Just now the practical people are crying out for something tangible, and for them, I have a confession.  Not an actual confession, though I do have a few. My confession is the abiding belief that confession is at the very heart of who we are and what we do.  In confession, we ask God to help us set aside the things we regret and the things that are holding us back.  

But there is more than just that.  In confession we send a signal to others that it’s healthy and appropriate to name the ways we fall short and seek forgiveness.  In a world of facades and falsehoods, we can be the voice that says “we all screw up, and we all need God’s help to get by.”  We can’t self-pardon.  But when we model a way of being that includes humility and a realistic sense-of-self, it can start catching.  Maybe others will admit they’ve failed, and fallen short, and that they need something outside themselves to make it right.  That is when the Spirit moves, and new life comes.  
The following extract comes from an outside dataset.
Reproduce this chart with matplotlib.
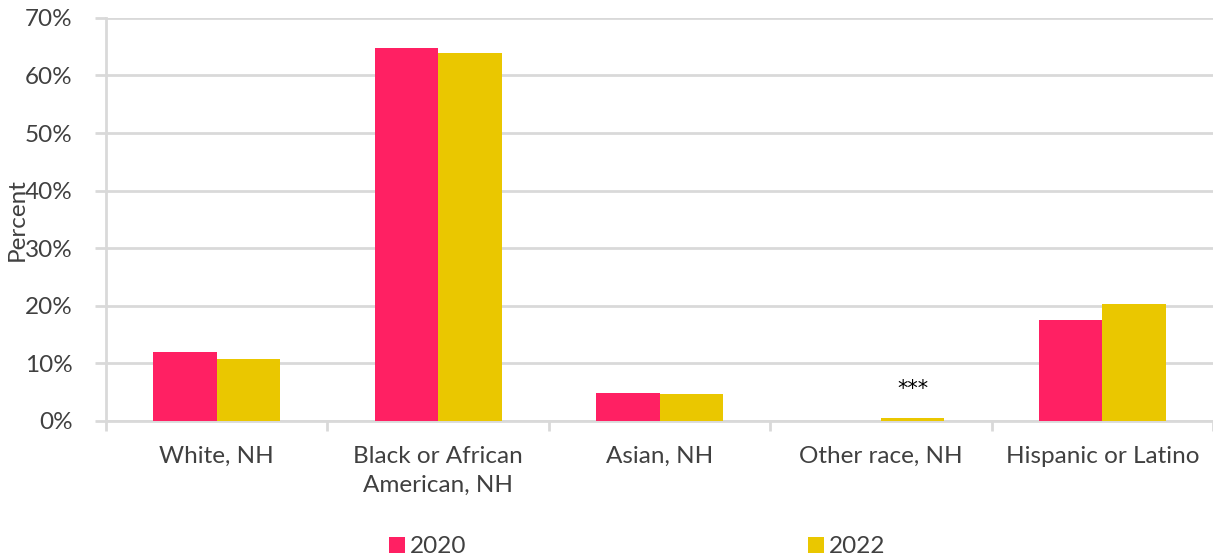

So John was right all along.  People enter the desert places longing for something, anything that can help them.  And he appears, practicing a baptism of repentance for the forgiveness of sins—which was always just a fancy way to describe confession.  They were busy making room: leaving cluttered lives and unresolved situations to seek the new life that only God in Christ can bring.  

May God bless you as our Advent journey continues.  May you enter and reenter the story as needed, always aware that it leads to new life.  Amen.